## Exercise task
Find, in the records below, the line that contains "Convert this chart to Observable Plot code." and the line that contains "16, 18, 20];". Copy those two lines and everything between them exactly, but not the pictures.

## Data provided
┌──

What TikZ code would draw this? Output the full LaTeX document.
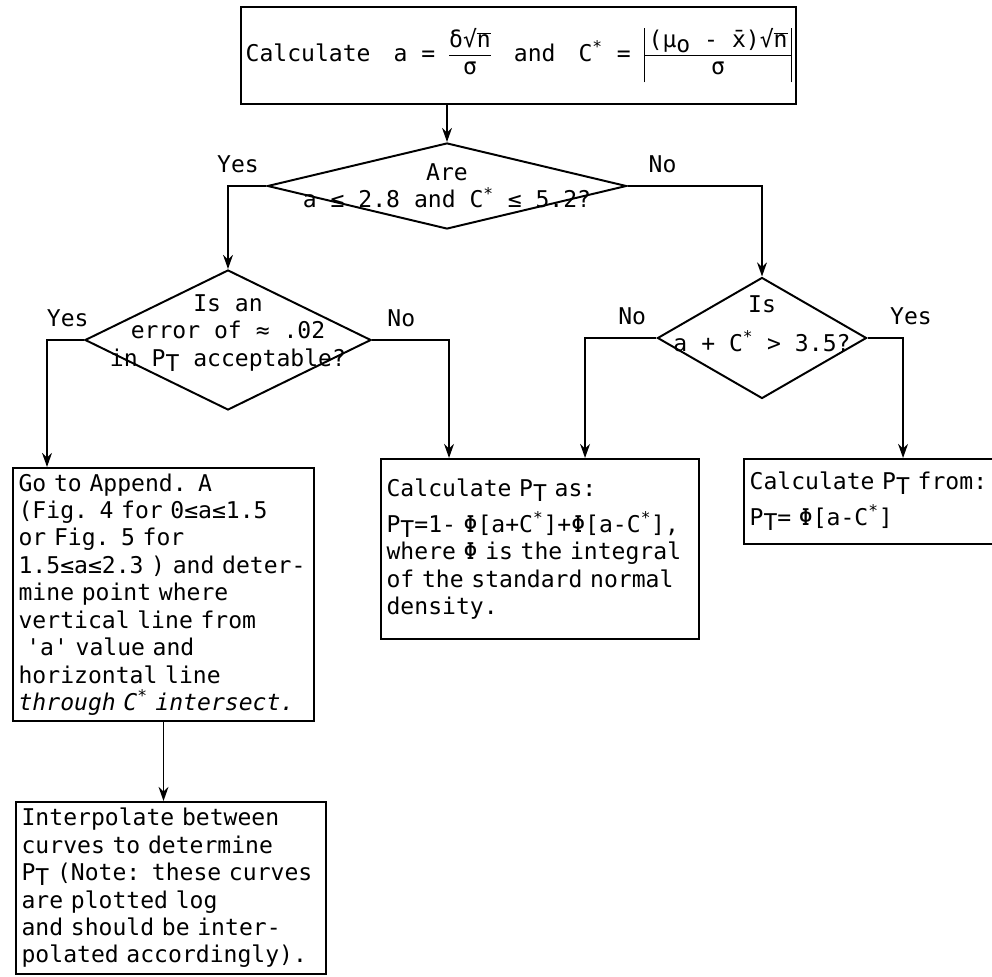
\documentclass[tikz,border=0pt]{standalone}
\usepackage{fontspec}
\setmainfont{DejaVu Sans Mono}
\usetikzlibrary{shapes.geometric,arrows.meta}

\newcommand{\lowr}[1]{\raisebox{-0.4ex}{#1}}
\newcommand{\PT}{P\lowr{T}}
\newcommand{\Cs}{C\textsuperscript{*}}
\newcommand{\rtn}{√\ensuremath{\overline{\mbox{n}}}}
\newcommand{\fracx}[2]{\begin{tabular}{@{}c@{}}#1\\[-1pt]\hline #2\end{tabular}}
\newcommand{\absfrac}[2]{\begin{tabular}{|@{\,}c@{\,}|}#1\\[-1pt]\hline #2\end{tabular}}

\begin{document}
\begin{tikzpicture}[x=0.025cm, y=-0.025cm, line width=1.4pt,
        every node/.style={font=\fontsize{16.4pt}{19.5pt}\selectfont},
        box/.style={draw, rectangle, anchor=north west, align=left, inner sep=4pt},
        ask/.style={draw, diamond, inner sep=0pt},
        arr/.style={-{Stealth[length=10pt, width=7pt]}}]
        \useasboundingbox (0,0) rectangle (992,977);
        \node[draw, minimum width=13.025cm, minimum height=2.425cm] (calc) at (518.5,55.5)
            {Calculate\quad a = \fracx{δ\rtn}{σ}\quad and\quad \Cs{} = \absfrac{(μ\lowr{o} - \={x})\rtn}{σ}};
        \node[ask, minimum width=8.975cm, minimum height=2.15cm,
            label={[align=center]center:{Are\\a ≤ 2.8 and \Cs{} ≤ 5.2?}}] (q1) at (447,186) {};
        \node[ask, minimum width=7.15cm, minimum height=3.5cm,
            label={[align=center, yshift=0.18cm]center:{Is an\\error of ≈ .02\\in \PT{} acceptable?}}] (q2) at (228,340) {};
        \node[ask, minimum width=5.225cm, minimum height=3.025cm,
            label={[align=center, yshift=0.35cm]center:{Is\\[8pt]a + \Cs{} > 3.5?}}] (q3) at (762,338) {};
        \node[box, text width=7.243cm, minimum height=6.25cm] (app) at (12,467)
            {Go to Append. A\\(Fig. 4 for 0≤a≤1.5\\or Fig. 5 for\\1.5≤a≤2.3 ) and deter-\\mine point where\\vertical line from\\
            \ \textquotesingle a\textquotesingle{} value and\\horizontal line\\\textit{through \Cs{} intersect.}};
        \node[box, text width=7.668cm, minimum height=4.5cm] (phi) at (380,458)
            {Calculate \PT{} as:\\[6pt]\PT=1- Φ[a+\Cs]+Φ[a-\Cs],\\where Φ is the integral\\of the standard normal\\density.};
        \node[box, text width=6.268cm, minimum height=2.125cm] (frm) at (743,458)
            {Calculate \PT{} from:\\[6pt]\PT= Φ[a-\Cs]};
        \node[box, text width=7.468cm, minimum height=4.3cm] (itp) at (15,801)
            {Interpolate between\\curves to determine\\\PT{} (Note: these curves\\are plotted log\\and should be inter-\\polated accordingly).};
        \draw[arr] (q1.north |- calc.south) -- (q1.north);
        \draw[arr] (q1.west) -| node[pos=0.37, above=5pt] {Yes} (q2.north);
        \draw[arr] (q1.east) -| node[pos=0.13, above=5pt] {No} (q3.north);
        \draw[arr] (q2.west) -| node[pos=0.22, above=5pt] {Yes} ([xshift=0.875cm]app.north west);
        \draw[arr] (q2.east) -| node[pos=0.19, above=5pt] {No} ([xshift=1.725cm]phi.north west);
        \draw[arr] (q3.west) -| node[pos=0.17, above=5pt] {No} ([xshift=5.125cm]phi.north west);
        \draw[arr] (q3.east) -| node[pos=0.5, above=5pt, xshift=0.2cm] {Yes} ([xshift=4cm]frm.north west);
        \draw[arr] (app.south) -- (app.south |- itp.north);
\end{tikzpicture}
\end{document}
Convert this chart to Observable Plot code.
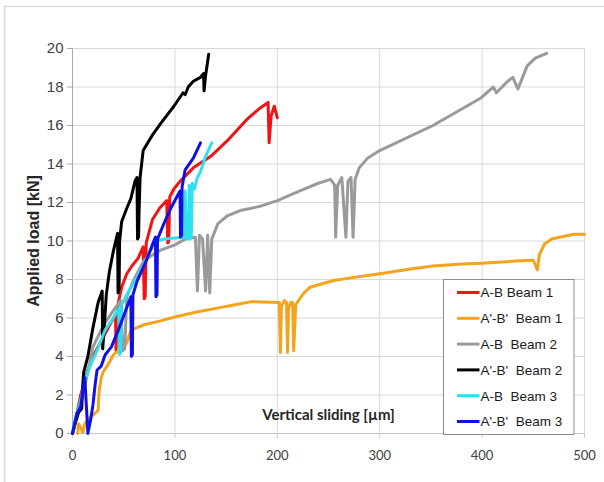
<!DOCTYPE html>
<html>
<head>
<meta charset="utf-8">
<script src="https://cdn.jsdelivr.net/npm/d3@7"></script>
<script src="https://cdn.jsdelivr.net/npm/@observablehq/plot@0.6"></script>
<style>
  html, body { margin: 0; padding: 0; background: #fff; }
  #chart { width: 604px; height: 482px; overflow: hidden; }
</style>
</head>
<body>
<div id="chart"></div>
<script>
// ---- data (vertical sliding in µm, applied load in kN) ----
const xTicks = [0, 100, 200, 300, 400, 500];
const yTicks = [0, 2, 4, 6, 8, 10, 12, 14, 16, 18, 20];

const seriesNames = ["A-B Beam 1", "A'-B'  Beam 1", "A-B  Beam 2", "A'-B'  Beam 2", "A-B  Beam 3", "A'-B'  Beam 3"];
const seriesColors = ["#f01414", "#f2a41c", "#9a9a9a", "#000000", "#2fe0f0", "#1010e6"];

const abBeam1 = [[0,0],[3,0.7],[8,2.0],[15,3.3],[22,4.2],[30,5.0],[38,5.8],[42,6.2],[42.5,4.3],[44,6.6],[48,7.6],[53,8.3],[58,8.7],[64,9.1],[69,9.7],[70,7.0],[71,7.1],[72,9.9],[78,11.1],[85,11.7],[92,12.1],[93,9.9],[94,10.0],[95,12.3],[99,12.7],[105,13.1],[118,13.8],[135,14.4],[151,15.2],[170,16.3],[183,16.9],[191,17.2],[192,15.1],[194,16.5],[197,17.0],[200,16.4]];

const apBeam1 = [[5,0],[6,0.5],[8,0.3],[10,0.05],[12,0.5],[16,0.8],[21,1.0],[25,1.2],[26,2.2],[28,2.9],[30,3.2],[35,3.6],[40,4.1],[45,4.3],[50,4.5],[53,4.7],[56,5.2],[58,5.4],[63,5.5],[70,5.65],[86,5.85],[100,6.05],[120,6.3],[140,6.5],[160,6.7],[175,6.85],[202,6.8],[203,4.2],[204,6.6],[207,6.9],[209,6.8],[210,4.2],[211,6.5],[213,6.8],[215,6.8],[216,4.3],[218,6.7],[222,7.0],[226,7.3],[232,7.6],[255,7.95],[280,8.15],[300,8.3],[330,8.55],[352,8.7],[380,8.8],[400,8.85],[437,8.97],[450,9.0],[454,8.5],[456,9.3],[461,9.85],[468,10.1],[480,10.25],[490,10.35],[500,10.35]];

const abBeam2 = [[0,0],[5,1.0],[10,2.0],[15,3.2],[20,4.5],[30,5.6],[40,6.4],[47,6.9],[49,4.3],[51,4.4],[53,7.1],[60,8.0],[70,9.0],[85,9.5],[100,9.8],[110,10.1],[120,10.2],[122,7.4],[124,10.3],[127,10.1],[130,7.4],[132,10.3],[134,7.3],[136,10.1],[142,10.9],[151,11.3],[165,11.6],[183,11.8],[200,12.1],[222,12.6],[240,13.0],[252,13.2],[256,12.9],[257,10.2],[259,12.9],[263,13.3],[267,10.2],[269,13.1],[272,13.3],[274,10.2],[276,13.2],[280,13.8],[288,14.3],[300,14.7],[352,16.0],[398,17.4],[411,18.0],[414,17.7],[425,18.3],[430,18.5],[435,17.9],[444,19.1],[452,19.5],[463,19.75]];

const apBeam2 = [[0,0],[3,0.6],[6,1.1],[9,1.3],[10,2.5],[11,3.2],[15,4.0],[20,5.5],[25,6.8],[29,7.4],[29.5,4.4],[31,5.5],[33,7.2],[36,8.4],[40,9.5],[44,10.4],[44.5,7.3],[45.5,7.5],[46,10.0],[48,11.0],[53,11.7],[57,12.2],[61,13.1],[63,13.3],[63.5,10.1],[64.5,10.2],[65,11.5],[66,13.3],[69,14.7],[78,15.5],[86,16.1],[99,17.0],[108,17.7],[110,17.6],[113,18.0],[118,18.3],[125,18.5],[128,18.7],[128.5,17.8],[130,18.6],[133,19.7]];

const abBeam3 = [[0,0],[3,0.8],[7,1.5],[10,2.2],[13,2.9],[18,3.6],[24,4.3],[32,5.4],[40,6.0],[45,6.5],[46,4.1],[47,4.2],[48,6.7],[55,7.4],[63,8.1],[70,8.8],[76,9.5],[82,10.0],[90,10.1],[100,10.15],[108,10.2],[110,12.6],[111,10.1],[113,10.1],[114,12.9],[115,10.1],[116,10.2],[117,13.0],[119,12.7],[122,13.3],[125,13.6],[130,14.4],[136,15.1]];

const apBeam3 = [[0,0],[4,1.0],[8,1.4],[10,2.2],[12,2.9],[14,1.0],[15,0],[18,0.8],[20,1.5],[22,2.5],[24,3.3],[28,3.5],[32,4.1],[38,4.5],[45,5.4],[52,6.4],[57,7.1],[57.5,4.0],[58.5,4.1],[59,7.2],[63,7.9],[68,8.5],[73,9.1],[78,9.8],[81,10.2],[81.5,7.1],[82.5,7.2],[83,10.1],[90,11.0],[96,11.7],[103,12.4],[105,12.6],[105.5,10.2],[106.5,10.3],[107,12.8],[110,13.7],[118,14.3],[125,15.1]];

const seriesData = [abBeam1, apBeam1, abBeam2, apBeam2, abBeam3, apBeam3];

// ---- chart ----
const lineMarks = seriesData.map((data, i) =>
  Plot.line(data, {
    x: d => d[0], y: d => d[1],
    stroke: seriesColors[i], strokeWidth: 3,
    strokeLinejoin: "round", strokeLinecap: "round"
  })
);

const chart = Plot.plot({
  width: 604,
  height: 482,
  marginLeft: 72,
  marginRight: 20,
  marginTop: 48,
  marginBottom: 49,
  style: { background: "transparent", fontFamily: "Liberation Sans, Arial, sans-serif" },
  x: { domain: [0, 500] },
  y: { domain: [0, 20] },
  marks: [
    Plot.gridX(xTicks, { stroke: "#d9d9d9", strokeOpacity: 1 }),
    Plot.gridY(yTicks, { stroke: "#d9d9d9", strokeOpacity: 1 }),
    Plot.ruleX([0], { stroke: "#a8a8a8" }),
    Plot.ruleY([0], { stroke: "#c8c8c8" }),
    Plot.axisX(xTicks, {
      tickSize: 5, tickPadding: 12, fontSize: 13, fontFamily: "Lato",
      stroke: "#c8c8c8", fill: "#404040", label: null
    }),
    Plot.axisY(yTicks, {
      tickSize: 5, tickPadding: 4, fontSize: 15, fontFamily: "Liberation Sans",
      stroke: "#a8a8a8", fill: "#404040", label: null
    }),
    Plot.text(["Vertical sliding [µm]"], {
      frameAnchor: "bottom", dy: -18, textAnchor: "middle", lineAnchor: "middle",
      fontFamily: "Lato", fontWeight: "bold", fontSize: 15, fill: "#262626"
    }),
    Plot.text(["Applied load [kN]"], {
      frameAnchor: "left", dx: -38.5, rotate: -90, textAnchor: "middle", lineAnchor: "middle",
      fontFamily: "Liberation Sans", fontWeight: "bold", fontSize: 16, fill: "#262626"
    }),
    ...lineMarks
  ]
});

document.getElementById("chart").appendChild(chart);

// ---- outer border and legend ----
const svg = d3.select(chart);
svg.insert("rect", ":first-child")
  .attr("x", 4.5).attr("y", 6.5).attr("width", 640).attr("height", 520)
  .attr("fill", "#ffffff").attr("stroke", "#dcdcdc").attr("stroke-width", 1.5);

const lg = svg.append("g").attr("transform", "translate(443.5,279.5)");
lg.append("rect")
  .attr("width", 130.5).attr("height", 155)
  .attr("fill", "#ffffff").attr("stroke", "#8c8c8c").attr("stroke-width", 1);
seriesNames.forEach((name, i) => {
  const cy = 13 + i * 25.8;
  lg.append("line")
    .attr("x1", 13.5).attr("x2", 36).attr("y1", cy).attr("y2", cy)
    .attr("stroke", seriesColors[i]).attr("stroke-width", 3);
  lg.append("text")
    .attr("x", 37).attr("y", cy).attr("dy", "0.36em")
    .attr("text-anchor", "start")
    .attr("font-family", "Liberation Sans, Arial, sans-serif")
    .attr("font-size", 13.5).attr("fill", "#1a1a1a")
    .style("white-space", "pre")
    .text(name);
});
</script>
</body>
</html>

└──

## Answer in full
Convert this chart to Observable Plot code.
<!DOCTYPE html>
<html>
<head>
<meta charset="utf-8">
<script src="https://cdn.jsdelivr.net/npm/d3@7"></script>
<script src="https://cdn.jsdelivr.net/npm/@observablehq/plot@0.6"></script>
<style>
  html, body { margin: 0; padding: 0; background: #fff; }
  #chart { width: 604px; height: 482px; overflow: hidden; }
</style>
</head>
<body>
<div id="chart"></div>
<script>
// ---- data (vertical sliding in µm, applied load in kN) ----
const xTicks = [0, 100, 200, 300, 400, 500];
const yTicks = [0, 2, 4, 6, 8, 10, 12, 14, 16, 18, 20];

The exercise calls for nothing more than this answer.